By the beginning of the school year, VIBA had a surprising six affirmatives: David Abrams, author of “Fobbit,” a New York Times "Notable Book"; William Broyles, a Rice alumnus, founding editor-in-chief of Texas Monthly, editor-in-chief of Newsweek, author of the war memoir “Brothers in Arms” and Academy Award-nominated screenwriter; Lea Carpenter, author of the critically acclaimed novel “Eleven Days”; Ben Fountain, award-winning author of “Billy Lynn’s Long Halftime Walk”; Bruce Jay Friedman, author of eight novels and an Academy Award-nominated screenwriter; and Karl Marlantes, author of New York Times bestseller “Matterhorn” and winner of the Flaherty-Dunnan First Novel Prize.

The intention of the VIBA-hosted series was to help raise the national profile of Rice University and the Jones School by bringing prominent veterans to speak about their veteran experience. It would also shine a spotlight on VIBA and the Military Scholars Program that Rice supporters have created to support the recent influx of veterans into the civilian workforce and universities. But no one imagined just how extraordinary the six authors would be. Or how many people — veterans and civilians — it would touch.

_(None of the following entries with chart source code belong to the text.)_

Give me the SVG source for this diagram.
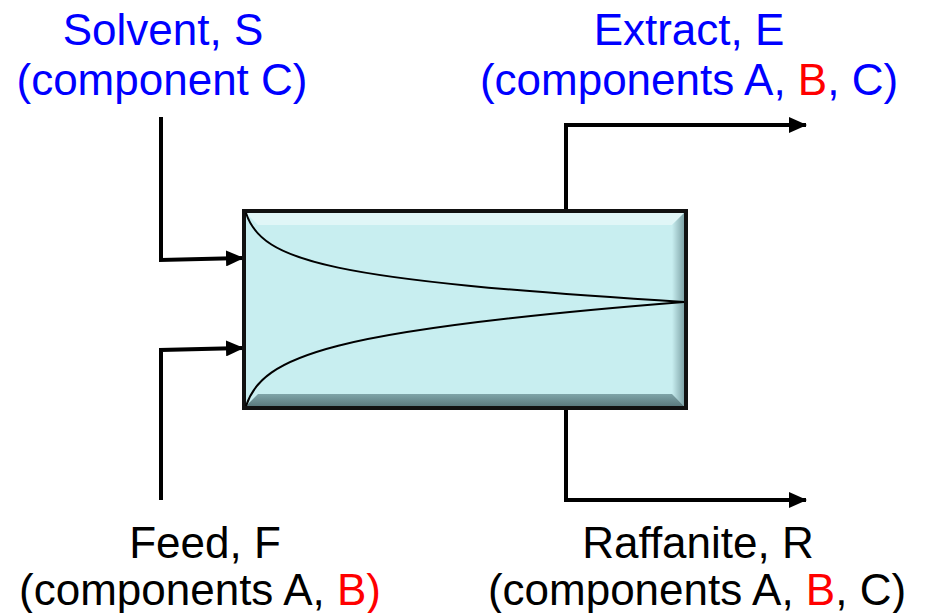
<svg xmlns="http://www.w3.org/2000/svg" width="928" height="613" viewBox="0 0 928 613">
<style>
.t{font-family:"Liberation Sans",Arial,sans-serif;font-size:44px;text-anchor:middle}
.b{fill:#0000ff}.k{fill:#000}.r{fill:#ff0000}
.ln{fill:none;stroke:#000;stroke-width:4}
</style>
<defs>
<marker id="ah" markerWidth="18" markerHeight="16" refX="17" refY="8" orient="auto" markerUnits="userSpaceOnUse" viewBox="0 0 18 16"><path d="M0,0 L18,8 L0,16 Z" fill="#000"/></marker>
<linearGradient id="bt" x1="0" y1="0" x2="0" y2="1"><stop offset="0" stop-color="#7fa4a8"/><stop offset="1" stop-color="#5b7a7e"/></linearGradient>
<linearGradient id="rt" x1="0" y1="0" x2="1" y2="0"><stop offset="0" stop-color="#c8eef0"/><stop offset="1" stop-color="#7fa4a8"/></linearGradient>
</defs>
<g id="connectors">
<path class="ln" d="M161,117 V260 L243,258" marker-end="url(#ah)"/>
<path class="ln" d="M161,500 V350 L243,348" marker-end="url(#ah)"/>
<path class="ln" d="M566,210 V125 H806" marker-end="url(#ah)"/>
<path class="ln" d="M566,409 V500 H806" marker-end="url(#ah)"/>
</g>
<g id="extractor">
<rect x="244" y="211" width="442" height="197" fill="#c8eef0"/>
<polygon points="246,213 684,213 672,225 258,225" fill="#e6f8f9" opacity="0.8"/>
<polygon points="684,213 684,406 672,394 672,225" fill="url(#rt)"/>
<polygon points="246,406 684,406 672,394 258,394" fill="url(#bt)"/>
<rect x="244" y="211" width="442" height="197" fill="none" stroke="#111" stroke-width="4"/>
<path d="M246,213 C262,262 330,280 684,302" fill="none" stroke="#000" stroke-width="2"/>
<path d="M246,406 C262,356 330,330 684,302" fill="none" stroke="#000" stroke-width="2"/>
</g>
<g id="solvent">
<text class="t b" x="163" y="45">Solvent, S</text>
<text class="t b" x="162" y="95">(component C)</text>
</g>
<g id="extract">
<text class="t b" x="689" y="45">Extract, E</text>
<text class="t b" x="689" y="95">(components A, <tspan class="r">B</tspan>, C)</text>
</g>
<g id="feed">
<text class="t k" x="205" y="558">Feed, F</text>
<text class="t k" x="200" y="605">(components A, <tspan class="r">B)</tspan></text>
</g>
<g id="raffinate">
<text class="t k" x="698" y="558">Raffanite, R</text>
<text class="t k" x="697" y="605">(components A, <tspan class="r">B</tspan>, C)</text>
</g>
</svg>
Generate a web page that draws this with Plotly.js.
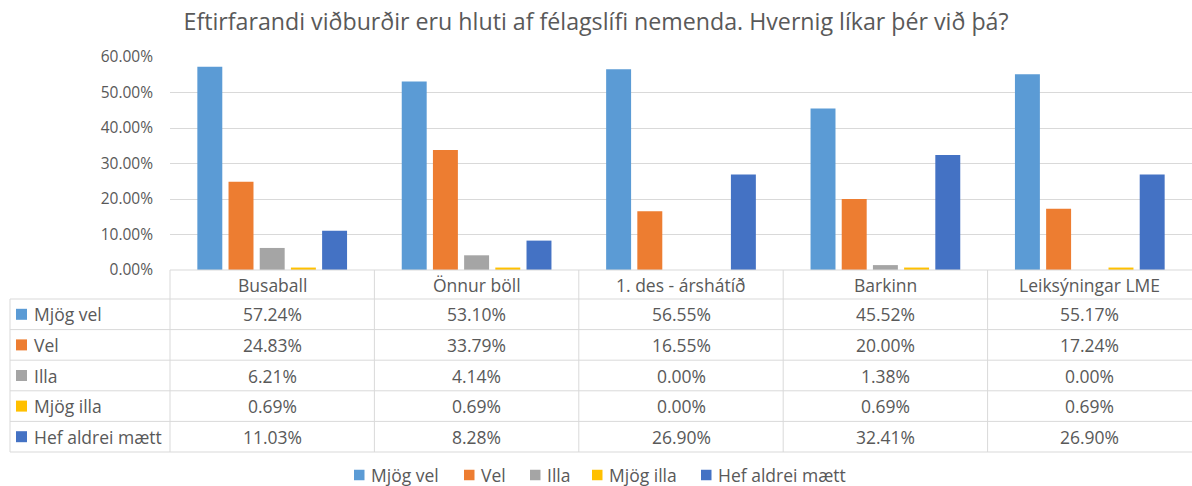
<!DOCTYPE html>
<html>
<head>
<meta charset="utf-8">
<script src="https://cdn.plot.ly/plotly-3.0.1.min.js"></script>
<style>
html,body{margin:0;padding:0;background:#fff;overflow:hidden;}
#chart{width:1192px;height:486px;}
</style>
</head>
<body>
<div id="chart"></div>
<script>
const categories = ['Busaball', 'Önnur böll', '1. des - árshátíð', 'Barkinn', 'Leiksýningar LME'];
const seriesNames = ['Mjög vel', 'Vel', 'Illa', 'Mjög illa', 'Hef aldrei mætt'];
const mjogVel = [57.24, 53.10, 56.55, 45.52, 55.17];
const vel = [24.83, 33.79, 16.55, 20.00, 17.24];
const illa = [6.21, 4.14, 0.00, 1.38, 0.00];
const mjogIlla = [0.69, 0.69, 0.00, 0.69, 0.69];
const hefAldrei = [11.03, 8.28, 26.90, 32.41, 26.90];
const yTicks = [0, 10, 20, 30, 40, 50, 60];

const seriesValues = [mjogVel, vel, illa, mjogIlla, hefAldrei];
const colors = ['#5B9BD5', '#ED7D31', '#A5A5A5', '#FFC000', '#4472C4'];

const W = 1192, H = 486;
const L = 170, R = 0, T = 57, B = 216;
const pw = W - L - R, ph = H - T - B;
const px = x => (x - L) / pw;
const py = y => (H - B - y) / ph;

const font = 'Open Sans, Noto Sans, sans-serif';
const textColor = '#595959';
const gridColor = '#D9D9D9';
const tableFontSize = 17.5;

const traces = seriesNames.map((name, i) => ({
  type: 'bar',
  name: name,
  x: categories,
  y: seriesValues[i],
  marker: {color: colors[i], line: {width: 0}},
  hoverinfo: 'x+y+name',
  showlegend: false
}));

// table geometry
const tableTop = 270, headerBottom = 299, rowH = 30.6, tableLeft = 10;
const rowTops = seriesNames.map((_, i) => headerBottom + i * rowH);
const tableBottom = headerBottom + seriesNames.length * rowH;

const shapes = [];
const line = (x0, y0, x1, y1) => shapes.push({
  type: 'line', xref: 'paper', yref: 'paper',
  x0: x0, y0: y0, x1: x1, y1: y1,
  line: {color: gridColor, width: 1}
});
line(0, py(tableTop), 1, py(tableTop));
[headerBottom, ...rowTops.slice(1), tableBottom].forEach(y => line(px(tableLeft), py(y), 1, py(y)));
line(px(tableLeft), py(headerBottom), px(tableLeft), py(tableBottom));
line(0, py(tableTop), 0, py(tableBottom));
for (let i = 1; i < categories.length; i++) line(i / categories.length, py(tableTop), i / categories.length, py(tableBottom));

const square = (x, cy, s, color) => shapes.push({
  type: 'rect', xref: 'paper', yref: 'paper',
  x0: px(x), x1: px(x + s), y0: py(cy + s / 2), y1: py(cy - s / 2),
  fillcolor: color, line: {width: 0}
});

const annotations = [];
const label = (x, y, text, anchor) => annotations.push({
  xref: 'paper', yref: 'paper', x: x, y: y, text: text, showarrow: false,
  xanchor: anchor, yanchor: 'middle',
  font: {family: font, size: tableFontSize, color: textColor}
});

categories.forEach((c, j) => label((j + 0.5) / categories.length, py((tableTop + headerBottom) / 2), c, 'center'));
seriesNames.forEach((name, i) => {
  const cy = rowTops[i] + rowH / 2;
  square(16, cy, 11, colors[i]);
  label(px(32), py(cy), name, 'left');
  categories.forEach((c, j) => label((j + 0.5) / categories.length, py(cy), seriesValues[i][j].toFixed(2) + '%', 'center'));
});

// bottom legend (drawn from series names and colours)
const legendY = 475;
const legendX = [354, 464, 530, 592, 701];
seriesNames.forEach((name, i) => {
  square(legendX[i], legendY, 10.5, colors[i]);
  label(px(legendX[i] + 15), py(legendY), name, 'left');
});

const layout = {
  width: W, height: H,
  margin: {l: L, r: R, t: T, b: B, pad: 0},
  paper_bgcolor: '#ffffff', plot_bgcolor: '#ffffff',
  title: {
    text: 'Eftirfarandi viðburðir eru hluti af félagslífi nemenda. Hvernig líkar þér við þá?',
    font: {family: font, size: 23.2, color: textColor},
    x: 0.5, xref: 'container', xanchor: 'center',
    y: 1 - 22 / H, yref: 'container', yanchor: 'middle'
  },
  barmode: 'group',
  bargap: 0.237,
  bargroupgap: 0.2,
  xaxis: {
    type: 'category', range: [-0.5, categories.length - 0.5],
    showticklabels: false, showgrid: false, zeroline: false, showline: false, ticks: ''
  },
  yaxis: {
    range: [0, 60], tickvals: yTicks, ticktext: yTicks.map(v => v.toFixed(2) + '%'),
    showgrid: true, gridcolor: gridColor, gridwidth: 1,
    zeroline: false, showline: false, ticks: '',
    tickfont: {family: font, size: 15.5, color: textColor}, ticklabelstandoff: 16
  },
  showlegend: false,
  shapes: shapes,
  annotations: annotations
};

Plotly.newPlot('chart', traces, layout, {displayModeBar: false, staticPlot: true});
</script>
</body>
</html>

With the help of first- and second-year VIBA members, the dean, and staff from external relations, event planning, office of student services, IT and marketing, the mission was planned with military precision. Vets were assigned to pick up authors at the airport and escort them to the Hotel ZaZa, a book signing at Brazos Bookstore, and dinner at Ninfa’s with an intimate guest list. By Tuesday, the day of the public reception and panel, the authors and veterans were well acquainted, and the atmosphere in Shell Auditorium was charged.

Building momentum

From the moment the dean extended his welcome in the packed auditorium and vice president of VIBA David DeFilippo offered his heartfelt thanks to Freedman’s introductions of the writers, the Veteran Experience became so much more than six celebrated guests and their novels, memoirs, short stories screenplays, awards — both literary and military — and memories.

It became a discussion. Are wars different now? Do we have a home front? Does a writer who has never been in combat have the right to pen a book about it? There was also an animated conversation about using humor as a literary style in war writing.

The audience was riveted by personal, sometimes heart-rending, accounts from the authors. Beloved alumnus Bill Broyles spoke not only of his own experience in Vietnam and that possibly everything he wrote came from that place but also the poignancy of being the parent of an Air Force Special Operations Pararescue Jumper. Karl Marlantes shared the painful memory of the name-calling that happened when he returned home, and how he was determined to publish his book, even 30 years after it was written, “to tell a story, our story.” David Abrams spent his service at a Forward Operating Base in Baghdad — “in the war, but he was not of the war” — and how his chronicle of behind-the-scenes Iraq grew into a novel. Lea Carpenter’s journey to write a book about a mother and her Navy Seal son began after her father’s death, when she discovered he had been in special operations. And Ben Fountain’s inspiration for Billy Lynn followed a real Thanksgiving Day Dallas Cowboys’ halftime show 10 years ago that stimulated a satire on the disconnect between soldiers and civilians. Finally Bruce Jay Friedman admitted with comedic flair that after serving in the Air Force, mostly in public affairs, absolutely nothing of interest had happened to him during the Korean War, but that he still was honored to be a part of the panel.

Because of VIBA, the Jones School is connecting in new ways to the community of veterans within McNair Hall and beyond the hedges — some of whom are Rice alumni, some of whom are not. But that’s not enough for VIBA. According to Freedman, “We want to be known as the most veteran friendly school in the country.”

With one of the most generous Yellow Ribbon Scholarships available and a veteran scholarship through the newly established Military Scholars Program, the school already is helping to fulfill part of VIBA’s mission to provide assistance to veterans transitioning from military service to student life. The club also sponsors philanthropic events to benefit charitable veteran and military organizations through partnering with other student clubs, Rice alumni and the Houston business community.

“We are excited about the enthusiasm and leadership of our veterans and their impact on the Rice community,” said Bill Glick, dean of the Jones Graduate School of Business. “This Veteran’s Experience event was the latest in a series of efforts and initiatives that demonstrate our commitment to supporting military veterans who are transitioning to civilian life after serving our country. Through the Rice MBA, we want to help them translate their leadership skills to civilian roles, and VIBA is playing a very important role in making Jones the most military friendly business school in the country.”

At the end of the panel, Bruce Jay Friedman interjected his own gratitude for the Veteran Experience speaker series. “I’ve learned that though I haven’t been in combat, according to Freedman, my book was.” And we all appreciate the value of the authors’ insights on the veterans’ experience.